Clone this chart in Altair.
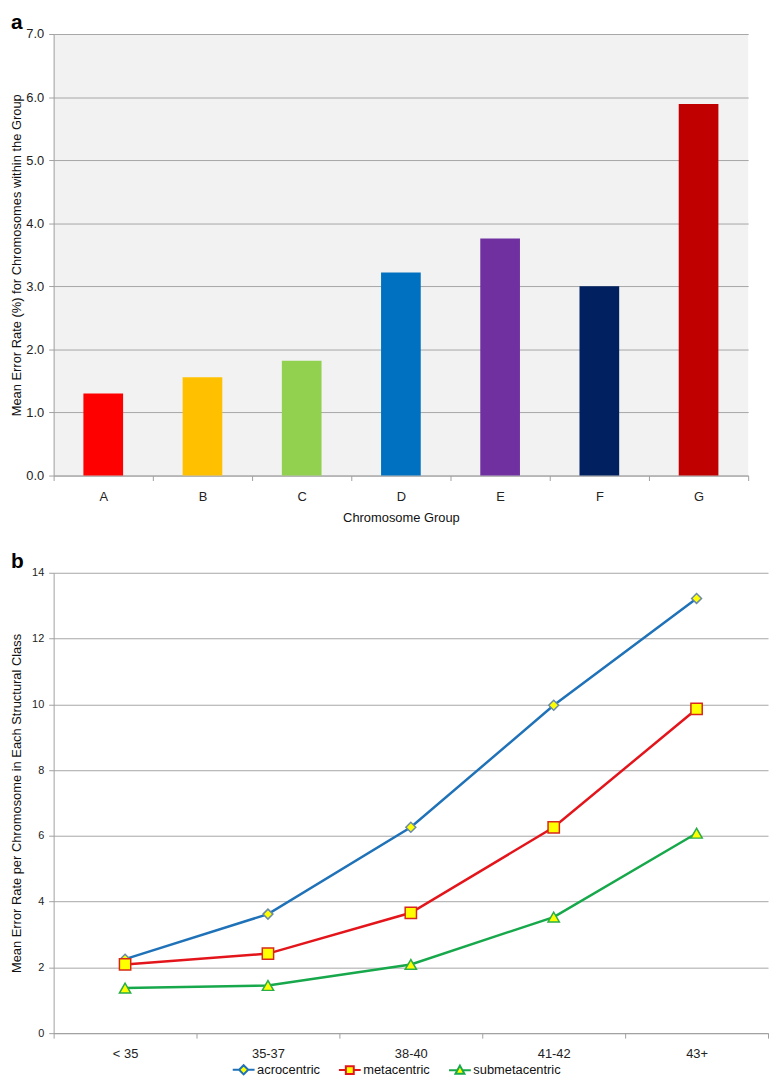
import altair as alt
import pandas as pd

# ---------- data ----------
groups = ["A", "B", "C", "D", "E", "F", "G"]
group_rates = [1.30, 1.56, 1.82, 3.22, 3.76, 3.00, 5.89]
group_colors = ["#ff0000", "#ffc000", "#92d050", "#0070c0", "#7030a0", "#002060", "#c00000"]

age_classes = ["< 35", "35-37", "38-40", "41-42", "43+"]
acrocentric = [2.25, 3.62, 6.26, 9.97, 13.22]
metacentric = [2.09, 2.42, 3.66, 6.26, 9.86]
submetacentric = [1.37, 1.45, 2.09, 3.53, 6.08]

series_names = ["acrocentric", "metacentric", "submetacentric"]
series_colors = ["#1f72b8", "#e3151b", "#17a84b"]
marker_strokes = ["#6a8aa6", "#d8281b", "#2aae47"]
marker_shapes = ["diamond", "square", "triangle-up"]
marker_sizes = [100, 130, 130]
# legend glyphs: short line with the marker in the middle
legend_paths = [
    "M-2.2,0H-0.92M0.92,0H2.2M0,-0.92L0.92,0L0,0.92L-0.92,0Z",
    "M-2.2,0H-0.8M0.8,0H2.2M-0.8,-0.8H0.8V0.8H-0.8Z",
    "M-2.2,0H-0.55M0.55,0H2.2M0,-0.95L0.9,0.7L-0.9,0.7Z",
]

FONT = "Liberation Sans"

# ---------- panel a ----------
df_a = pd.DataFrame({"group": groups, "rate": group_rates})

panel_a = alt.Chart(df_a, title=alt.TitleParams(
    text="a", anchor="start", frame="bounds", fontSize=21, fontWeight="bold",
    font=FONT, color="#000000", offset=-5)
).mark_bar(size=40).encode(
    x=alt.X("group:N", sort=groups,
            scale=alt.Scale(type="band", paddingInner=0, paddingOuter=0),
            axis=alt.Axis(title="Chromosome Group", labelAngle=0, tickBand="extent",
                          labelFontSize=13, titleFontSize=13, titleFontWeight="normal",
                          labelPadding=10, titlePadding=8, tickSize=5, grid=False)),
    y=alt.Y("rate:Q", scale=alt.Scale(domain=[0, 7], nice=False),
            axis=alt.Axis(title="Mean Error Rate (%) for Chromosomes within the Group",
                          values=[0, 1, 2, 3, 4, 5, 6, 7], format=".1f",
                          labelFontSize=13, titleFontSize=13, titleFontWeight="normal",
                          labelPadding=5, tickSize=5, minExtent=29, maxExtent=29,
                          titlePadding=1, grid=True)),
    color=alt.Color("group:N", scale=alt.Scale(domain=groups, range=group_colors), legend=None),
).properties(width=700, height=445)

# ---------- panel b ----------
rows = []
for name, vals in zip(series_names, [acrocentric, metacentric, submetacentric]):
    for cls, v in zip(age_classes, vals):
        rows.append({"age": cls, "rate": v, "series": name})
df_b = pd.DataFrame(rows)

xb = alt.X("age:N", sort=age_classes, bandPosition=0.5,
           scale=alt.Scale(type="band", paddingInner=0, paddingOuter=0),
           axis=alt.Axis(title=None, labelAngle=0, tickBand="extent", labelFontSize=13,
                         labelPadding=10, tickSize=5, grid=False))
yb = alt.Y("rate:Q", scale=alt.Scale(domain=[0, 14], nice=False),
           axis=alt.Axis(title="Mean Error Rate per Chromosome in Each Structural Class",
                         values=[0, 2, 4, 6, 8, 10, 12, 14],
                         labelFontSize=11, titleFontSize=13, titleFontWeight="normal",
                         labelPadding=5, tickSize=5, minExtent=29, maxExtent=29,
                         titlePadding=1, grid=True))

base_b = alt.Chart(df_b)

line_layers = []
marker_layers = []
for name, col, shp, stc, sz in zip(series_names, series_colors, marker_shapes,
                                   marker_strokes, marker_sizes):
    sub = base_b.transform_filter(alt.datum.series == name)
    line_layers.append(sub.mark_line(strokeWidth=2.5, color=col).encode(x=xb, y=yb))
    marker_layers.append(
        sub.mark_point(shape=shp, size=sz, filled=True, fill="#ffff00", stroke=stc,
                       strokeWidth=1.5, opacity=1).encode(x=xb, y=yb)
    )

legend_kw = dict(title=None, orient="none", legendX=185, legendY=1037,
                 direction="horizontal", labelFontSize=13, labelFont=FONT,
                 labelColor="#111111", symbolSize=100, symbolStrokeWidth=2,
                 symbolFillColor="#ffff00", columnPadding=14, labelOffset=7)

legend_layer = base_b.transform_filter("false").mark_point(
    filled=True, fill="#ffff00", strokeWidth=2, opacity=1
).encode(
    shape=alt.Shape("series:N", scale=alt.Scale(domain=series_names, range=legend_paths),
                    legend=alt.Legend(**legend_kw)),
    stroke=alt.Stroke("series:N", scale=alt.Scale(domain=series_names, range=series_colors),
                      legend=alt.Legend(**legend_kw)),
)

panel_b = alt.layer(*line_layers, *marker_layers, legend_layer).properties(
    width=720, height=464,
    title=alt.TitleParams(text="b", anchor="start", frame="bounds", fontSize=21,
                          fontWeight="bold", font=FONT, color="#000000", offset=-5),
)

chart = alt.vconcat(panel_a, panel_b, spacing=27).properties(
    padding={"left": 3, "top": 0, "right": 0, "bottom": 0}
).configure_view(
    fill="#f2f2f2", strokeWidth=0
).configure_axis(
    labelFont=FONT, titleFont=FONT, labelColor="#222222", titleColor="#111111",
    domainColor="#a0a0a0", tickColor="#a0a0a0", gridColor="#a6a6a6",
)

chart.save("out.html", embed_options={"renderer": "svg", "actions": False})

##########

### The exercise
Copy out the whole listing exactly, and don't carry over any pictures.

### Completed task
Clone this chart in Altair.
import altair as alt
import pandas as pd

# ---------- data ----------
groups = ["A", "B", "C", "D", "E", "F", "G"]
group_rates = [1.30, 1.56, 1.82, 3.22, 3.76, 3.00, 5.89]
group_colors = ["#ff0000", "#ffc000", "#92d050", "#0070c0", "#7030a0", "#002060", "#c00000"]

age_classes = ["< 35", "35-37", "38-40", "41-42", "43+"]
acrocentric = [2.25, 3.62, 6.26, 9.97, 13.22]
metacentric = [2.09, 2.42, 3.66, 6.26, 9.86]
submetacentric = [1.37, 1.45, 2.09, 3.53, 6.08]

series_names = ["acrocentric", "metacentric", "submetacentric"]
series_colors = ["#1f72b8", "#e3151b", "#17a84b"]
marker_strokes = ["#6a8aa6", "#d8281b", "#2aae47"]
marker_shapes = ["diamond", "square", "triangle-up"]
marker_sizes = [100, 130, 130]
# legend glyphs: short line with the marker in the middle
legend_paths = [
    "M-2.2,0H-0.92M0.92,0H2.2M0,-0.92L0.92,0L0,0.92L-0.92,0Z",
    "M-2.2,0H-0.8M0.8,0H2.2M-0.8,-0.8H0.8V0.8H-0.8Z",
    "M-2.2,0H-0.55M0.55,0H2.2M0,-0.95L0.9,0.7L-0.9,0.7Z",
]

FONT = "Liberation Sans"

# ---------- panel a ----------
df_a = pd.DataFrame({"group": groups, "rate": group_rates})

panel_a = alt.Chart(df_a, title=alt.TitleParams(
    text="a", anchor="start", frame="bounds", fontSize=21, fontWeight="bold",
    font=FONT, color="#000000", offset=-5)
).mark_bar(size=40).encode(
    x=alt.X("group:N", sort=groups,
            scale=alt.Scale(type="band", paddingInner=0, paddingOuter=0),
            axis=alt.Axis(title="Chromosome Group", labelAngle=0, tickBand="extent",
                          labelFontSize=13, titleFontSize=13, titleFontWeight="normal",
                          labelPadding=10, titlePadding=8, tickSize=5, grid=False)),
    y=alt.Y("rate:Q", scale=alt.Scale(domain=[0, 7], nice=False),
            axis=alt.Axis(title="Mean Error Rate (%) for Chromosomes within the Group",
                          values=[0, 1, 2, 3, 4, 5, 6, 7], format=".1f",
                          labelFontSize=13, titleFontSize=13, titleFontWeight="normal",
                          labelPadding=5, tickSize=5, minExtent=29, maxExtent=29,
                          titlePadding=1, grid=True)),
    color=alt.Color("group:N", scale=alt.Scale(domain=groups, range=group_colors), legend=None),
).properties(width=700, height=445)

# ---------- panel b ----------
rows = []
for name, vals in zip(series_names, [acrocentric, metacentric, submetacentric]):
    for cls, v in zip(age_classes, vals):
        rows.append({"age": cls, "rate": v, "series": name})
df_b = pd.DataFrame(rows)

xb = alt.X("age:N", sort=age_classes, bandPosition=0.5,
           scale=alt.Scale(type="band", paddingInner=0, paddingOuter=0),
           axis=alt.Axis(title=None, labelAngle=0, tickBand="extent", labelFontSize=13,
                         labelPadding=10, tickSize=5, grid=False))
yb = alt.Y("rate:Q", scale=alt.Scale(domain=[0, 14], nice=False),
           axis=alt.Axis(title="Mean Error Rate per Chromosome in Each Structural Class",
                         values=[0, 2, 4, 6, 8, 10, 12, 14],
                         labelFontSize=11, titleFontSize=13, titleFontWeight="normal",
                         labelPadding=5, tickSize=5, minExtent=29, maxExtent=29,
                         titlePadding=1, grid=True))

base_b = alt.Chart(df_b)

line_layers = []
marker_layers = []
for name, col, shp, stc, sz in zip(series_names, series_colors, marker_shapes,
                                   marker_strokes, marker_sizes):
    sub = base_b.transform_filter(alt.datum.series == name)
    line_layers.append(sub.mark_line(strokeWidth=2.5, color=col).encode(x=xb, y=yb))
    marker_layers.append(
        sub.mark_point(shape=shp, size=sz, filled=True, fill="#ffff00", stroke=stc,
                       strokeWidth=1.5, opacity=1).encode(x=xb, y=yb)
    )

legend_kw = dict(title=None, orient="none", legendX=185, legendY=1037,
                 direction="horizontal", labelFontSize=13, labelFont=FONT,
                 labelColor="#111111", symbolSize=100, symbolStrokeWidth=2,
                 symbolFillColor="#ffff00", columnPadding=14, labelOffset=7)

legend_layer = base_b.transform_filter("false").mark_point(
    filled=True, fill="#ffff00", strokeWidth=2, opacity=1
).encode(
    shape=alt.Shape("series:N", scale=alt.Scale(domain=series_names, range=legend_paths),
                    legend=alt.Legend(**legend_kw)),
    stroke=alt.Stroke("series:N", scale=alt.Scale(domain=series_names, range=series_colors),
                      legend=alt.Legend(**legend_kw)),
)

panel_b = alt.layer(*line_layers, *marker_layers, legend_layer).properties(
    width=720, height=464,
    title=alt.TitleParams(text="b", anchor="start", frame="bounds", fontSize=21,
                          fontWeight="bold", font=FONT, color="#000000", offset=-5),
)

chart = alt.vconcat(panel_a, panel_b, spacing=27).properties(
    padding={"left": 3, "top": 0, "right": 0, "bottom": 0}
).configure_view(
    fill="#f2f2f2", strokeWidth=0
).configure_axis(
    labelFont=FONT, titleFont=FONT, labelColor="#222222", titleColor="#111111",
    domainColor="#a0a0a0", tickColor="#a0a0a0", gridColor="#a6a6a6",
)

chart.save("out.html", embed_options={"renderer": "svg", "actions": False})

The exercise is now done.